I edited my post to correct it.

Thanks.

Thanks, the node was un-paused last night and I was viewing the number of audits. However I may not have the right syntax to capture failed audits. Do you have a sample I can use as I want to monitor this for the next few days and see if we can capture the issue.

Also feel free to post any additional info I can use to capture more logging on the storage node for troubleshooting purposes.

Also just a hypothetical, if the storage node was shut down for say 24 hours and is not online. Would there still be failed audits reports to that node?

You don’t have to monitor it. You can get your score from the satellite: Storage node dashboard API

No. You have to be online to fail audits.

1 Like

@littleskunk
What values of constants AuditLambda, AuditWeight now? And V if it is tot simple -1 or 1.
I try to imaging how fast node can be DQed.

Those links are accessible now.
Thanks for reporting t.

1 Like

You may be clearer about what those variables now that the data science documents are accessible.

Those values are important for knowing how fast you can be disqualified, but also the frequency that your Storage Node gets audited which depend on the data size that it’s storing.
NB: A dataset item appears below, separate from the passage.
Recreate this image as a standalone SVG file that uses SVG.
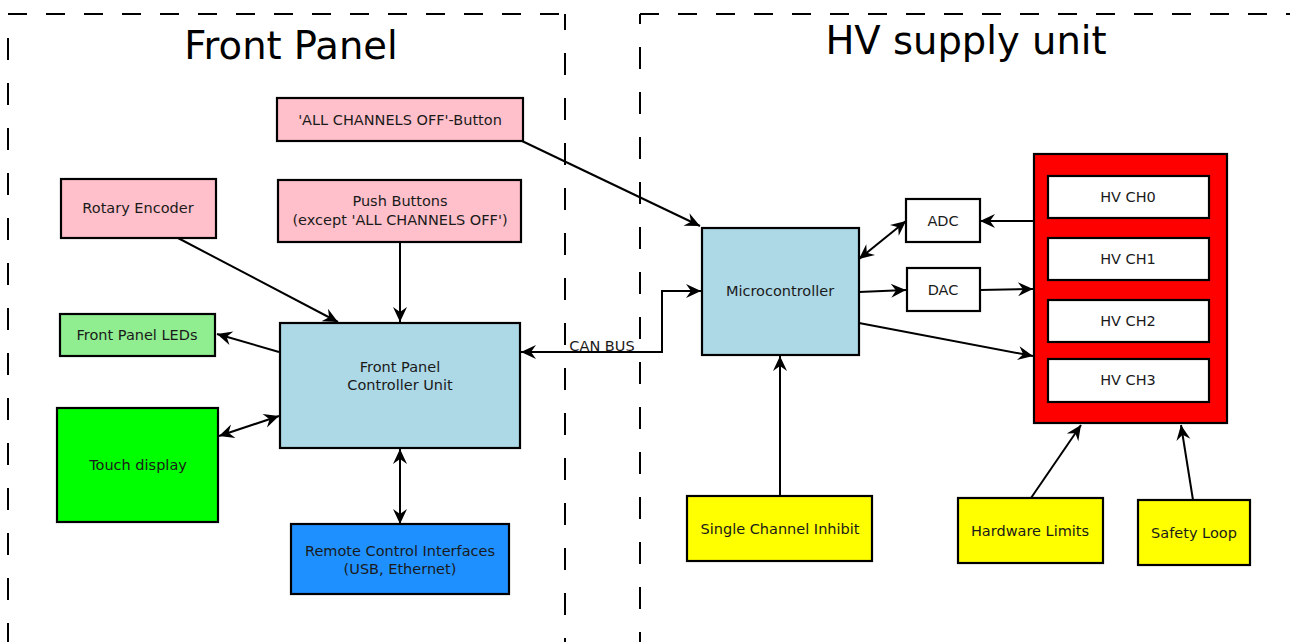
<svg xmlns="http://www.w3.org/2000/svg" width="1290" height="642" viewBox="0 0 1290 642">
<style>
.box{stroke:#000;stroke-width:2.2}
.pink{fill:#ffc0cb}.lb{fill:#add8e6}.lg{fill:#90ee90}.gr{fill:#00ff00}.db{fill:#1e90ff}.ye{fill:#ffff00}.wh{fill:#fff}.rd{fill:#ff0000}
text{font-family:"DejaVu Sans","Liberation Sans",sans-serif;font-size:14.5px;fill:#1a1a1a;text-anchor:middle}
.title{font-size:38.5px;fill:#000}
.dh{stroke:#000;stroke-width:2;stroke-dasharray:19 19;fill:none}
.dv{stroke:#000;stroke-width:2;stroke-dasharray:22 23;fill:none}
.c{stroke:#000;stroke-width:2;fill:none}
</style>
<defs>
<marker id="ah" viewBox="-16 -8 18 16" markerWidth="18" markerHeight="16" refX="0" refY="0" orient="auto-start-reverse" markerUnits="userSpaceOnUse">
<path d="M0,0 L-15,-7 L-10,0 L-15,7 Z" fill="#000"/>
</marker>
</defs>
<g id="frames">
<path class="dh" d="M8,14 H565"/>
<path class="dv" d="M565,14 V642" stroke-dashoffset="6"/>
<path class="dv" d="M8,38 V642"/>
<path class="dh" d="M640,14 H1290"/>
<path class="dv" d="M640,14 V642" stroke-dashoffset="12"/>
<text class="title" x="291" y="59">Front Panel</text>
<text class="title" x="966" y="54">HV supply unit</text>
</g>
<g id="connectors">
<path class="c" d="M522,141 L700,226" marker-end="url(#ah)"/>
<path class="c" d="M178,238 L338,322" marker-end="url(#ah)"/>
<path class="c" d="M400,242 L400,322" marker-end="url(#ah)"/>
<path class="c" d="M279,352 L217,334" marker-end="url(#ah)"/>
<path class="c" d="M219,436 L279,416" marker-start="url(#ah)" marker-end="url(#ah)"/>
<path class="c" d="M400,449 L400,524" marker-start="url(#ah)" marker-end="url(#ah)"/>
<path class="c" d="M521,352 H662 V291 H701" marker-start="url(#ah)" marker-end="url(#ah)"/>
<text x="602" y="351">CAN BUS</text>
<path class="c" d="M859,259 L906,221" marker-start="url(#ah)" marker-end="url(#ah)"/>
<path class="c" d="M859,292 L906,290" marker-end="url(#ah)"/>
<path class="c" d="M980,290 L1033,289" marker-end="url(#ah)"/>
<path class="c" d="M1033,221 L980,221" marker-end="url(#ah)"/>
<path class="c" d="M859,323 L1033,356" marker-end="url(#ah)"/>
<path class="c" d="M780,496 L780,356" marker-end="url(#ah)"/>
<path class="c" d="M1031,498 L1081,425" marker-end="url(#ah)"/>
<path class="c" d="M1193,500 L1181,425" marker-end="url(#ah)"/>
</g>
<g id="allOff"><rect class="box pink" x="277" y="98" width="246" height="43"/><text x="400" y="125">'ALL CHANNELS OFF'-Button</text></g>
<g id="rotary"><rect class="box pink" x="61" y="179" width="155" height="59"/><text x="138" y="213">Rotary Encoder</text></g>
<g id="push"><rect class="box pink" x="278" y="180" width="243" height="62"/><text x="400" y="206">Push Buttons</text><text x="400" y="225">(except 'ALL CHANNELS OFF')</text></g>
<g id="leds"><rect class="box lg" x="60" y="314" width="155" height="42"/><text x="137" y="340">Front Panel LEDs</text></g>
<g id="fpcu"><rect class="box lb" x="280" y="323" width="240" height="125"/><text x="400" y="372">Front Panel</text><text x="400" y="390">Controller Unit</text></g>
<g id="touch"><rect class="box gr" x="57" y="408" width="161" height="114"/><text x="138" y="470">Touch display</text></g>
<g id="remote"><rect class="box db" x="291" y="524" width="218" height="70"/><text x="400" y="556">Remote Control Interfaces</text><text x="400" y="574">(USB, Ethernet)</text></g>
<g id="micro"><rect class="box lb" x="702" y="228" width="157" height="127"/><text x="780" y="296">Microcontroller</text></g>
<g id="adc"><rect class="box wh" x="906" y="199" width="74" height="43"/><text x="943" y="226">ADC</text></g>
<g id="dac"><rect class="box wh" x="907" y="268" width="73" height="43"/><text x="943" y="295">DAC</text></g>
<g id="hv"><rect class="box rd" x="1034" y="154" width="193" height="269"/>
<rect class="box wh" x="1048" y="176" width="161" height="42"/><text x="1128" y="202">HV CH0</text>
<rect class="box wh" x="1048" y="238" width="161" height="42"/><text x="1128" y="264">HV CH1</text>
<rect class="box wh" x="1048" y="300" width="161" height="42"/><text x="1128" y="326">HV CH2</text>
<rect class="box wh" x="1048" y="359" width="161" height="43"/><text x="1128" y="385">HV CH3</text></g>
<g id="inhibit"><rect class="box ye" x="687" y="496" width="185" height="65"/><text x="780" y="534">Single Channel Inhibit</text></g>
<g id="hwlimits"><rect class="box ye" x="958" y="498" width="145" height="65"/><text x="1030" y="536">Hardware Limits</text></g>
<g id="safety"><rect class="box ye" x="1138" y="500" width="112" height="65"/><text x="1194" y="538">Safety Loop</text></g>
</svg>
The values chosen aren’t part of those design documents. I’m sure they are in the source code somewhere, but that would require a bit more digging.

and on the count of nodes in storj network. Anyway speed of audition i can get from logs.

Sorry, I should have been more explicit, I didn’t mean that the document contains the used values, they explain the math behind the mechanism.

The values are configurable.
I’m not sure which one is used in production, maybe some are defaults and others, they are not; the default ones can be found in the source.

Yes, but it also depends on some configuration parameters which determine the frequency on what the audit process runs and other factors like the speed on each connection, CPU load, etc.